You can look up the camera settings behind these images. Here is the link to one of the raw images. The exposure time of the camera was 100ms. New Horizon's LORRI camera is a Ritchey-Chrétien telescope with a 20.8 cm diameter primary mirror and a focal length of 263 cm. That gives us approx. f12.6, which is a rather long i.e. fairly slow optical system (but typical for an astronomical instrument). The CCD in this camera probably makes somewhat up for that by being a little more sensitive than the average digital camera chip (that's maybe worth 1-2 f-stops). It's also a panchromatic camera (science-speak for black-and-white), which buys us another couple of f-stops in sensitivity over a CCD with built in RGB-filter, so that we are roughly dealing with the equivalent of an f8.0 or so consumer camera.
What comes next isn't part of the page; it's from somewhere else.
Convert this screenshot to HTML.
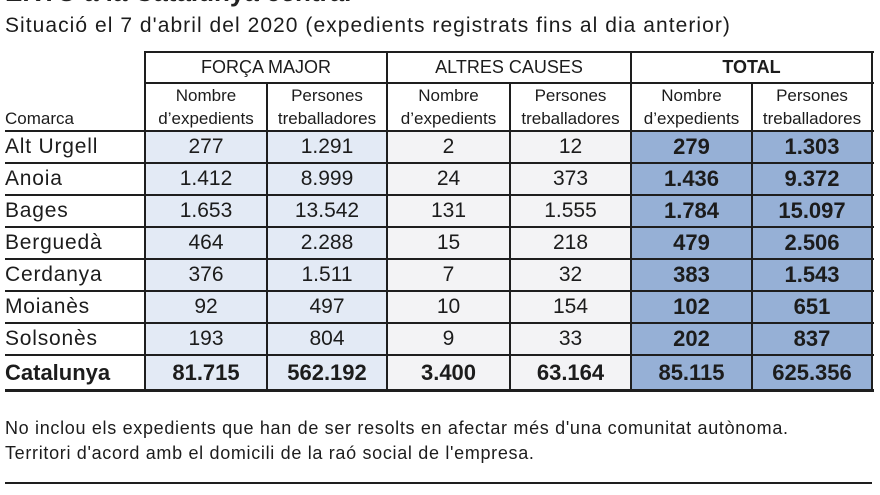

Now you can get your digital camera, set it to some reasonable gain (i.e. ISO 400) where the readout noise isn't dominant, yet, and take a picture of the night sky at f8.0 and 1/10th of a second exposure. Are you going to see stars? Probably not.
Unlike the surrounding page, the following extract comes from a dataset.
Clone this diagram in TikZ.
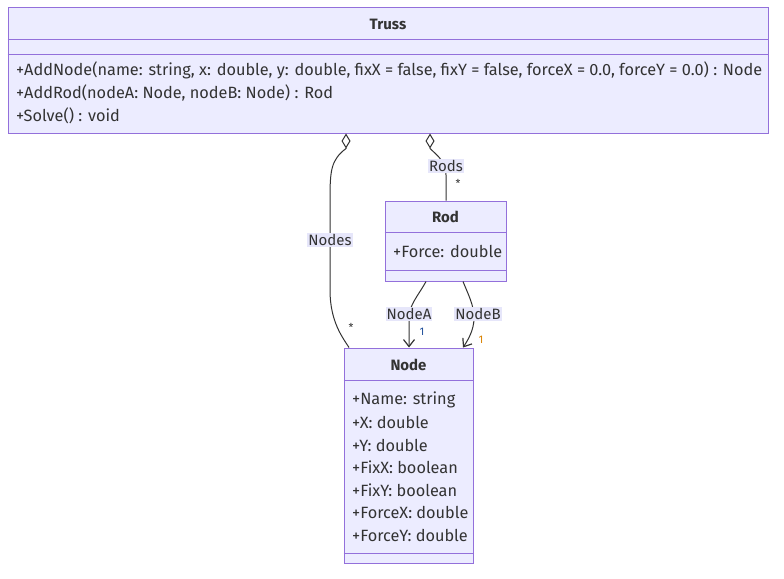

I did take a couple pictures of the full Moon the other night. The ideal setting was ISO100, f/6.5 and 1/200th second. No stars... for those I have to use ISO1600, f/4.5 and 30 seconds, i.e. conditions which gather a thousand times more light and which amplify the signal electronically to get the dimmer stars to show up somewhat. If I wanted a (fake) image with Moon and stars I would have to photoshop the two together. That is exactly how all the pretty Hollywood movies do their astro-shots: it's image manipulation and cgi.